I need help identifying these little girls, I was told they are around 8 weeks but unsure of the breed. 

Thank you!


----------



## oldhenlikesdogs (May 11, 2017)

They look like mixes, possibly with Easter egger.


----------



## eggbert420 (May 11, 2017)

oldhenlikesdogs said:


> They look like mixes, possibly with Easter egger.


x2


----------



## Sassysarah123 (May 12, 2017)

Agree


----------



## CinnamonEli (May 12, 2017)

Sassysarah123 said:


> Agree


X4


----------



## Chicken Girl (May 12, 2017)

Where did you get them? I'm leaning towards mixes as well.


----------



## Tabitha (May 12, 2017)

oldhenlikesdogs said:


> They look like mixes, possibly with Easter egger.


 
Ty


----------



## Tabitha (May 12, 2017)

Chicken Girl said:


> Where did you get them? I'm leaning towards mixes as well.

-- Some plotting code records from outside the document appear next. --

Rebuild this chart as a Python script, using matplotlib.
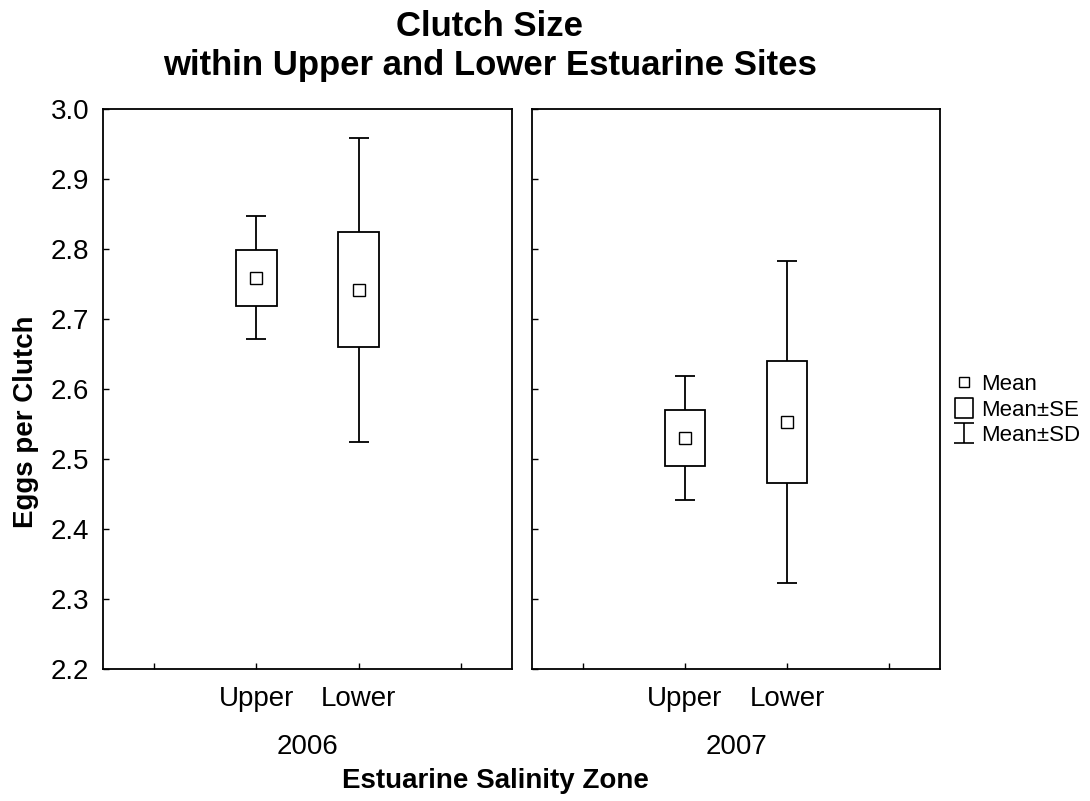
import numpy as np
import matplotlib
matplotlib.use("Agg")
import matplotlib.pyplot as plt
from matplotlib.patches import Rectangle
from matplotlib.lines import Line2D
from matplotlib.path import Path

plt.rcParams['font.family'] = ['Liberation Sans', 'DejaVu Sans']

years = ['2006', '2007']
zones = ['Upper', 'Lower']
# mean, standard error, standard deviation per year and zone
means = {'2006': [2.759, 2.742], '2007': [2.530, 2.553]}
ses = {'2006': [0.040, 0.082], '2007': [0.040, 0.087]}
sds = {'2006': [0.088, 0.217], '2007': [0.089, 0.230]}

fig = plt.figure(figsize=(10.9, 8.01), dpi=100)
ax1 = fig.add_axes([0.0945, 0.1648, 0.3752, 0.6991])
ax2 = fig.add_axes([0.4881, 0.1648, 0.3743, 0.6991], sharey=ax1)

pos = np.array([1, 2])
for ax, yr in zip([ax1, ax2], years):
    m = np.array(means[yr])
    se = np.array(ses[yr])
    sd = np.array(sds[yr])
    ax.errorbar(pos, m, yerr=sd, fmt='none', ecolor='black', elinewidth=1.3,
                capsize=7.5, capthick=1.3, zorder=1)
    for x, mm, s in zip(pos, m, se):
        ax.add_patch(Rectangle((x - 0.2, mm - s), 0.4, 2 * s, facecolor='white',
                               edgecolor='black', lw=1.3, zorder=2))
    ax.plot(pos, m, ls='', marker='s', ms=8, mfc='white', mec='black', mew=1.0, zorder=3)

    ax.set_xlim(-0.5, 3.5)
    ax.set_xticks([0, 1, 2, 3])
    ax.set_xticklabels(['', zones[0], zones[1], ''])
    ax.tick_params(direction='in', length=4, width=1, labelsize=20, pad=12)
    for sp in ax.spines.values():
        sp.set_linewidth(1.3)
    ax.text(0.5, -0.14, yr, transform=ax.transAxes, ha='center', va='center', fontsize=20)

ax1.set_ylim(2.2, 3.0)
ax1.set_yticks(np.arange(2.2, 3.01, 0.1))
ax1.set_yticklabels(['%.1f' % v for v in np.arange(2.2, 3.01, 0.1)])
ax1.tick_params(axis='y', pad=10)
ax2.tick_params(axis='y', labelleft=False)

fig.text(0.4495, 1 - 27 / 801, 'Clutch Size', ha='center', va='center',
         fontsize=25, fontweight='bold')
fig.text(0.4495, 1 - 65 / 801, 'within Upper and Lower Estuarine Sites', ha='center',
         va='center', fontsize=25, fontweight='bold')
fig.text(26 / 1090, 1 - 422 / 801, 'Eggs per Clutch', rotation=90, ha='center',
         va='center', fontsize=20, fontweight='bold')
fig.text(495 / 1090, 1 - 781 / 801, 'Estuarine Salinity Zone', ha='center', va='center',
         fontsize=20, fontweight='bold')

# legend keys: small square, box, and an I-shaped error bar
ibar = Path([(-1, 1), (1, 1), (0, 1), (0, -1), (-1, -1), (1, -1)],
            [Path.MOVETO, Path.LINETO, Path.MOVETO, Path.LINETO, Path.MOVETO, Path.LINETO])
box = Path([(-0.9, -1), (0.9, -1), (0.9, 1), (-0.9, 1), (-0.9, -1)],
           [Path.MOVETO, Path.LINETO, Path.LINETO, Path.LINETO, Path.CLOSEPOLY])
handles = [Line2D([], [], ls='', marker='s', ms=7, mfc='white', mec='black', mew=1),
           Line2D([], [], ls='', marker=box, ms=15, mfc='white', mec='black', mew=1.2),
           Line2D([], [], ls='', marker=ibar, ms=14, mfc='none', mec='black', mew=1.2)]
fig.legend(handles, ['Mean', 'Mean\u00b1SE', 'Mean\u00b1SD'], loc='center left',
           bbox_to_anchor=(942 / 1090, 1 - 410 / 801), frameon=False, fontsize=16,
           handlelength=1.0, handletextpad=0.25, labelspacing=0.2, borderpad=0)

fig.savefig('out.png', dpi=100)
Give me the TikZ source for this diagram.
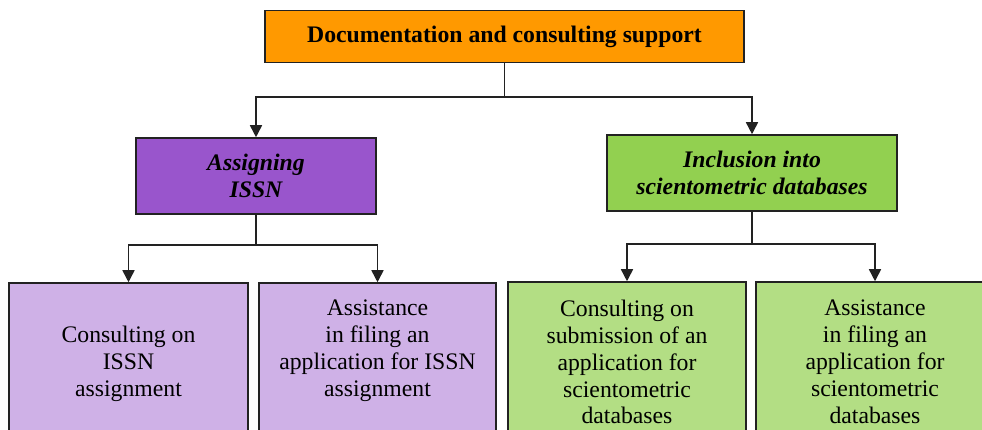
\documentclass[tikz,border=0pt]{standalone}
\usepackage{fontspec}
\setmainfont{Liberation Serif}
\usetikzlibrary{arrows.meta}
\definecolor{topor}{HTML}{FF9900}
\definecolor{purp}{HTML}{9955CC}
\definecolor{lpurp}{HTML}{CFB1E7}
\definecolor{grn}{HTML}{92D050}
\definecolor{lgrn}{HTML}{B3DE84}
\definecolor{edge}{HTML}{222222}
\tikzset{
  boxbase/.style={draw=edge, line width=0.9pt, rectangle, inner sep=0pt, align=center,
    font=\fontsize{13.5}{15.3}\selectfont},
  topbox/.style={boxbase, fill=topor, font=\fontsize{13.5}{15.3}\selectfont\bfseries},
  midpurp/.style={boxbase, fill=purp, font=\fontsize{13.5}{15.3}\selectfont\bfseries\itshape},
  midgrn/.style={boxbase, fill=grn, font=\fontsize{13.5}{15.3}\selectfont\bfseries\itshape},
  lowpurp/.style={boxbase, fill=lpurp},
  lowgrn/.style={boxbase, fill=lgrn},
  lbl/.style={inner sep=0pt, align=center, font=\fontsize{13.5}{15.3}\selectfont},
  conn/.style={draw=edge, line width=0.9pt},
  arr/.style={conn, -{Triangle[length=2.4mm,width=2.4mm]}}
}
\begin{document}
\begin{tikzpicture}[x=0.02cm, y=-0.02cm]
\useasboundingbox (0,0) rectangle (982,429);
\clip (0,0) rectangle (982,429);

\node[topbox, minimum width=9.58cm, minimum height=1.04cm] (top) at (504.5,36.5) {Documentation and consulting support};

\node[midpurp, minimum width=4.8cm, minimum height=1.52cm] (issn) at (256,176) {Assigning\\ISSN};
\node[midgrn, minimum width=5.8cm, minimum height=1.52cm] (sci) at (752,173) {Inclusion into\\scientometric databases};

\node[lowpurp, minimum width=4.78cm, minimum height=3.3cm] (b1) at (128.5,365.5) {};
\node[lowpurp, minimum width=4.74cm, minimum height=3.3cm] (b2) at (377.5,365.5) {};
\node[lowgrn, minimum width=4.76cm, minimum height=3.3cm] (b3) at (627,364.5) {};
\node[lowgrn, minimum width=4.76cm, minimum height=3.3cm] (b4) at (875,364.5) {};

\node[lbl] (t1) at (128.5,364) {Consulting on\\ISSN\\assignment};
\node[lbl] (t2) at (377.5,351) {Assistance\\in filing an\\application for ISSN\\assignment};
\node[lbl] (t3) at (627,362) {Consulting on\\submission of an\\application for\\scientometric\\databases};
\node[lbl] (t4) at (875,362) {Assistance\\in filing an\\application for\\scientometric\\databases};

% connectors
\coordinate (j0) at (top.south |- 0,97);
\coordinate (j1) at (issn.south |- 0,245);
\coordinate (j2) at (sci.south |- 0,244);
\draw[conn] (top.south) -- (j0);
\draw[arr] (j0) -| (issn.north);
\draw[arr] (j0) -| (sci.north);
\draw[conn] (issn.south) -- (j1);
\draw[arr] (j1) -| (b1.north);
\draw[arr] (j1) -| (b2.north);
\draw[conn] (sci.south) -- (j2);
\draw[arr] (j2) -| (b3.north);
\draw[arr] (j2) -| (b4.north);
\end{tikzpicture}
\end{document}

I got them from a swap. Ty


----------



## Tabitha (May 12, 2017)

Chicken Girl said:


> Where did you get them? I'm leaning towards mixes as well.


Ty


----------



## Tabitha (May 12, 2017)

Chicken Girl said:


> Where did you get them? I'm leaning towards mixes as well.


Ty


----------



## Tabitha (May 12, 2017)

Sassysarah123 said:


> Agree


Ty


----------



## Tabitha (May 12, 2017)

oldhenlikesdogs said:


> They look like mixes, possibly with Easter egger.


Ty


----------



## Joani (May 13, 2017)

Can any of you help me identify what breed Rudy Rooster is?? I would appreciate any help - since Rudy is very prolific - most of my hatchlings are now BLACK like him - instead of Wellsummers like I'd hoped. Rudy is still very young - 1st year breeding.


----------



## 2MorrosDream (May 13, 2017)

Any ideas on tbis guy? I was told he is a Blue Wheaten Ameraucana.


----------



## oldhenlikesdogs (May 13, 2017)

Joani said:


> Can any of you help me identify what breed Rudy Rooster is?? I would appreciate any help - since Rudy is very prolific - most of my hatchlings are now BLACK like him - instead of Wellsummers like I'd hoped. Rudy is still very young - 1st year breeding.
> View attachment 33684


He looks like a mixed breed to me.


----------



## Joani (May 13, 2017)

Thank you - that's what I was afraid of .. he was given to me as a chick to raise for a young neighbor who needed help & couldn't keep/raise the chick.  I was told they had Austrolorps and Black Sexlinks that they purchased from IFA that had then bred and hatched out. I have 42 chickens and really hoped that I could let the Roos earn their keep by hatching Wellsummer eggs. (I purchased 4 Wellsummer pullets and 2 ended up being roosters! I love the 'chocolate' eggs they produce) But unfortunately Rudy is taking control! The hens like him the best and he is actually nicer to have around than our 'green eyed monster' and 'boc patrol' Welsummers) acts like a hen with people, eating out of our hands and also dust baths with the girls! (I was hoping he was an Austrolorp) Thanks again for your help!


----------



## oldhenlikesdogs (May 13, 2017)

Joani said:


> Thank you - that's what I was afraid of .. he was given to me as a chick to raise for a young neighbor who needed help & couldn't keep/raise the chick.  I was told they had Austrolorps and Black Sexlinks that they purchased from IFA that had then bred and hatched out. I have 42 chickens and really hoped that I could let the Roos earn their keep by hatching Wellsummer eggs. (I purchased 4 Wellsummer pullets and 2 ended up being roosters! I love the 'chocolate' eggs they produce) But unfortunately Rudy is taking control! The hens like him the best and he is actually nicer to have around than our 'green eyed monster' and 'boc patrol' Welsummers) acts like a hen with people, eating out of our hands and also dust baths with the girls! (I was hoping he was an Austrolorp) Thanks again for your help!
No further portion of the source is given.